We have the Norcold unit in our 1985 Catalina 30. It is auto-sensing dual voltage, so it can run on 110v or 12v. For our '85 we used the 'L' shape plate. We have the bi-fold teak cooler doors and they leak a lot of air. I added a strip of insulation along the hinge and also a thinner strip around the perimeter. It really helps reduce the frosting on the cold plate.
You can order things from West Marine on-line and they will ship it to your home for free if it is over (IIRC) $50.
We are still researching. The Isotherm model we are looking at doesn't have dual voltage. Something I think we want(?)
Also, tips on insulation material would be helpful. Last season I added 1" foam to the outside of the icebox and to the inside of the teak bifold lid.

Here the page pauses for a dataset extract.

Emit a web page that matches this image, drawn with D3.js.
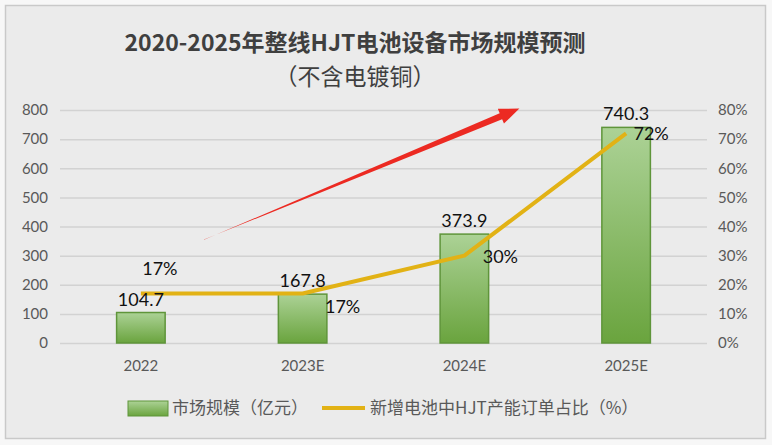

The icebox on our Catalina shares a wall with the outer hull so we need to insulate on the inside of the cooler. We can see condensation on the outside of the boat on a hot day, so it would definitely help.

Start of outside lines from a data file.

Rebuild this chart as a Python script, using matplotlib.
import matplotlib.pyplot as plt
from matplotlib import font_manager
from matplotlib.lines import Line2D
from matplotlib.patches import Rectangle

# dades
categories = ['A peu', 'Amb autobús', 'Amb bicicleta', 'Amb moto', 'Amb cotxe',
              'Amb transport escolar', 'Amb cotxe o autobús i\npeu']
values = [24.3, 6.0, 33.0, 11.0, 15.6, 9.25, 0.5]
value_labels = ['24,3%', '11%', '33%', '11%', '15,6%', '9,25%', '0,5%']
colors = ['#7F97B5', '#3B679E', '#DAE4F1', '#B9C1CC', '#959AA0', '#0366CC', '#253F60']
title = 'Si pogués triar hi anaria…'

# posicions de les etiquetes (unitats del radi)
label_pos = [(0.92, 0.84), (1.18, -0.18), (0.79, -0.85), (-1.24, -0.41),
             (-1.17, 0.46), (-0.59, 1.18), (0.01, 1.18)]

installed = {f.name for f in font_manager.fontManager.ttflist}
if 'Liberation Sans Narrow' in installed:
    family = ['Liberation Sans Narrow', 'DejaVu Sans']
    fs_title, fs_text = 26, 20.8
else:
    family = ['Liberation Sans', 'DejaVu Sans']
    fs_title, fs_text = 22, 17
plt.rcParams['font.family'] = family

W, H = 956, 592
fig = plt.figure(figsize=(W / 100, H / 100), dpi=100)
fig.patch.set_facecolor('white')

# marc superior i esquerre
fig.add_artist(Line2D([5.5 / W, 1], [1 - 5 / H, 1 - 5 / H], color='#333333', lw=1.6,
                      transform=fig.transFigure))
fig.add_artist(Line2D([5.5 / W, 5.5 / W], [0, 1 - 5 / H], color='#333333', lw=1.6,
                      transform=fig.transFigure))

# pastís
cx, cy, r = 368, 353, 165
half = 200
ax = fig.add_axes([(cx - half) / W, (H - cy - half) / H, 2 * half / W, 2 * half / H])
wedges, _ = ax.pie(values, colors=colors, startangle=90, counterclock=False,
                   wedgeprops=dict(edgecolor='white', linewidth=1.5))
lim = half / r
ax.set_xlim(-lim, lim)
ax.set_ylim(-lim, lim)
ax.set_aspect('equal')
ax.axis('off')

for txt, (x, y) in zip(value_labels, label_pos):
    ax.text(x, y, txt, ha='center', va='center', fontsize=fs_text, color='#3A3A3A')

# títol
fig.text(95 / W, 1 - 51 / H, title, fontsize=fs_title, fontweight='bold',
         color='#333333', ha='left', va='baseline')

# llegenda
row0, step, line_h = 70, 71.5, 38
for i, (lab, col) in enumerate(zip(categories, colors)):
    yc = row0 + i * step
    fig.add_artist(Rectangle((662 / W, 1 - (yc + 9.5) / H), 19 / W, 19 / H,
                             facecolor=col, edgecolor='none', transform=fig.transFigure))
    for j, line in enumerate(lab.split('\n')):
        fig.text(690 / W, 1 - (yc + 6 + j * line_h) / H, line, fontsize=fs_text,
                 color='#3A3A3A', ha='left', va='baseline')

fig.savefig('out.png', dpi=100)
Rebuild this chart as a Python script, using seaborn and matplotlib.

About West Marine's free shipping, they don't ship to Mexico so we end up driving 8 hrs to Phoenix for in-store pickup/exchange.
While plugged into shore power you will be running off of your battery charger. With the engine running you will be running off of your engine alternator. I do not think you need the dual voltage item. While at anchor or under sail you will be running off of your batteries. There you will probably discover you need to upgrade your battery capacity and your shore power battery charger as well. After that you might start looking at solar panels. The fridge is just the starting place. Cold beer is worth the trouble, however.